» **YOUR GOAL**: Your copy of the material must match it exactly, except that pictures are dropped.

» **Dataset excerpt**:
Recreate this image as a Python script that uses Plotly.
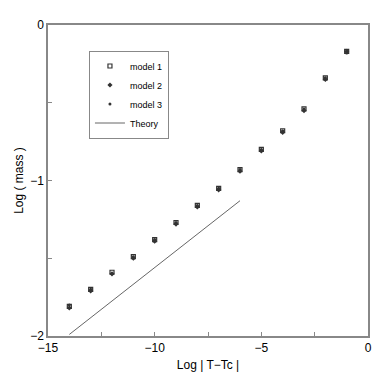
import plotly.graph_objects as go

log_t = [-14, -13, -12, -11, -10, -9, -8, -7, -6, -5, -4, -3, -2, -1]
model_1 = [-1.81, -1.70, -1.59, -1.49, -1.38, -1.27, -1.16, -1.05, -0.93, -0.80, -0.68, -0.54, -0.34, -0.17]
model_2 = [-1.82, -1.71, -1.60, -1.50, -1.39, -1.28, -1.17, -1.06, -0.94, -0.81, -0.69, -0.55, -0.35, -0.17]
model_3 = [-1.80, -1.70, -1.60, -1.49, -1.38, -1.27, -1.16, -1.05, -0.93, -0.80, -0.68, -0.54, -0.34, -0.18]
theory_x = [-14, -6]
theory_y = [-1.99, -1.13]

font = "Liberation Sans, Arial, sans-serif"

fig = go.Figure()
fig.add_trace(go.Scatter(x=log_t, y=model_1, mode="markers", name="model 1",
                         marker=dict(symbol="square-open", size=4, color="#333",
                                     line=dict(width=1.2, color="#333"))))
fig.add_trace(go.Scatter(x=log_t, y=model_2, mode="markers", name="model 2",
                         marker=dict(symbol="diamond", size=4, color="#333")))
fig.add_trace(go.Scatter(x=log_t, y=model_3, mode="markers", name="model 3",
                         marker=dict(symbol="circle", size=3, color="#333")))
fig.add_trace(go.Scatter(x=theory_x, y=theory_y, mode="lines", name="Theory",
                         line=dict(color="#666", width=1)))

axis_style = dict(showgrid=False, zeroline=False, showline=True, mirror=True,
                  linecolor="#888", linewidth=1.5, ticks="inside", ticklen=4,
                  tickcolor="#888",
                  tickfont=dict(size=12, color="black", family=font))

fig.update_xaxes(range=[-15, 0], tickmode="linear", tick0=0, dtick=5,
                 minor=dict(dtick=2.5, ticks="inside", ticklen=4, tickcolor="#888"),
                 title=dict(text="Log | T\u2212Tc |", font=dict(size=12, family=font), standoff=6),
                 **axis_style)
fig.update_yaxes(range=[-2, 0], tickmode="linear", tick0=0, dtick=1,
                 minor=dict(dtick=0.5, ticks="inside", ticklen=4, tickcolor="#888"),
                 title=dict(text="Log ( mass )", font=dict(size=12, family=font), standoff=4),
                 **axis_style)

# page body adds an 8px margin, so the figure is a bit smaller than the window
fig.update_layout(
    width=374, height=374,
    margin=dict(l=36, r=10, t=10, b=46),
    plot_bgcolor="white", paper_bgcolor="white",
    font=dict(family=font, color="black"),
    legend=dict(x=0.128, y=0.918, xanchor="left", yanchor="top",
                bgcolor="white", bordercolor="#888", borderwidth=1,
                font=dict(size=9, family=font), itemwidth=30,
                tracegroupgap=0),
)

fig.write_html("out.html")
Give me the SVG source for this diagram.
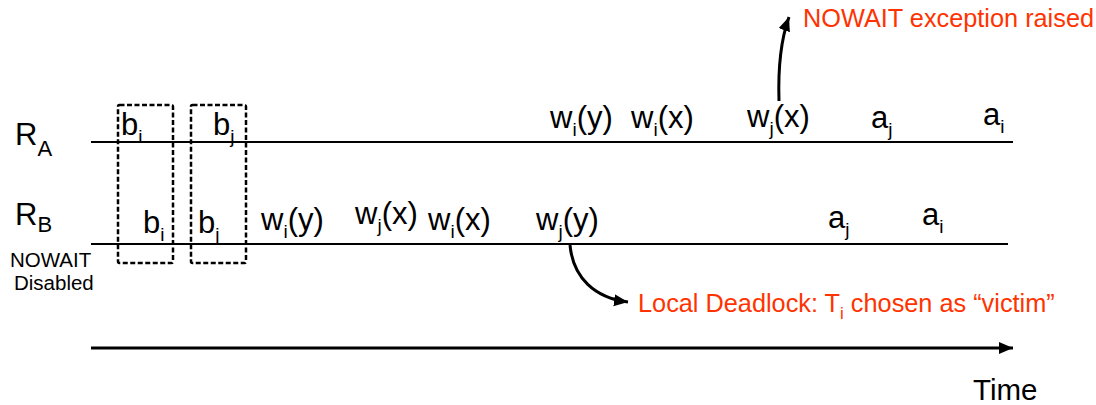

» **TASK RESULT**:
Recreate this image as a Python script that uses Plotly.
import plotly.graph_objects as go

log_t = [-14, -13, -12, -11, -10, -9, -8, -7, -6, -5, -4, -3, -2, -1]
model_1 = [-1.81, -1.70, -1.59, -1.49, -1.38, -1.27, -1.16, -1.05, -0.93, -0.80, -0.68, -0.54, -0.34, -0.17]
model_2 = [-1.82, -1.71, -1.60, -1.50, -1.39, -1.28, -1.17, -1.06, -0.94, -0.81, -0.69, -0.55, -0.35, -0.17]
model_3 = [-1.80, -1.70, -1.60, -1.49, -1.38, -1.27, -1.16, -1.05, -0.93, -0.80, -0.68, -0.54, -0.34, -0.18]
theory_x = [-14, -6]
theory_y = [-1.99, -1.13]

font = "Liberation Sans, Arial, sans-serif"

fig = go.Figure()
fig.add_trace(go.Scatter(x=log_t, y=model_1, mode="markers", name="model 1",
                         marker=dict(symbol="square-open", size=4, color="#333",
                                     line=dict(width=1.2, color="#333"))))
fig.add_trace(go.Scatter(x=log_t, y=model_2, mode="markers", name="model 2",
                         marker=dict(symbol="diamond", size=4, color="#333")))
fig.add_trace(go.Scatter(x=log_t, y=model_3, mode="markers", name="model 3",
                         marker=dict(symbol="circle", size=3, color="#333")))
fig.add_trace(go.Scatter(x=theory_x, y=theory_y, mode="lines", name="Theory",
                         line=dict(color="#666", width=1)))

axis_style = dict(showgrid=False, zeroline=False, showline=True, mirror=True,
                  linecolor="#888", linewidth=1.5, ticks="inside", ticklen=4,
                  tickcolor="#888",
                  tickfont=dict(size=12, color="black", family=font))

fig.update_xaxes(range=[-15, 0], tickmode="linear", tick0=0, dtick=5,
                 minor=dict(dtick=2.5, ticks="inside", ticklen=4, tickcolor="#888"),
                 title=dict(text="Log | T\u2212Tc |", font=dict(size=12, family=font), standoff=6),
                 **axis_style)
fig.update_yaxes(range=[-2, 0], tickmode="linear", tick0=0, dtick=1,
                 minor=dict(dtick=0.5, ticks="inside", ticklen=4, tickcolor="#888"),
                 title=dict(text="Log ( mass )", font=dict(size=12, family=font), standoff=4),
                 **axis_style)

# page body adds an 8px margin, so the figure is a bit smaller than the window
fig.update_layout(
    width=374, height=374,
    margin=dict(l=36, r=10, t=10, b=46),
    plot_bgcolor="white", paper_bgcolor="white",
    font=dict(family=font, color="black"),
    legend=dict(x=0.128, y=0.918, xanchor="left", yanchor="top",
                bgcolor="white", bordercolor="#888", borderwidth=1,
                font=dict(size=9, family=font), itemwidth=30,
                tracegroupgap=0),
)

fig.write_html("out.html")
Give me the SVG source for this diagram.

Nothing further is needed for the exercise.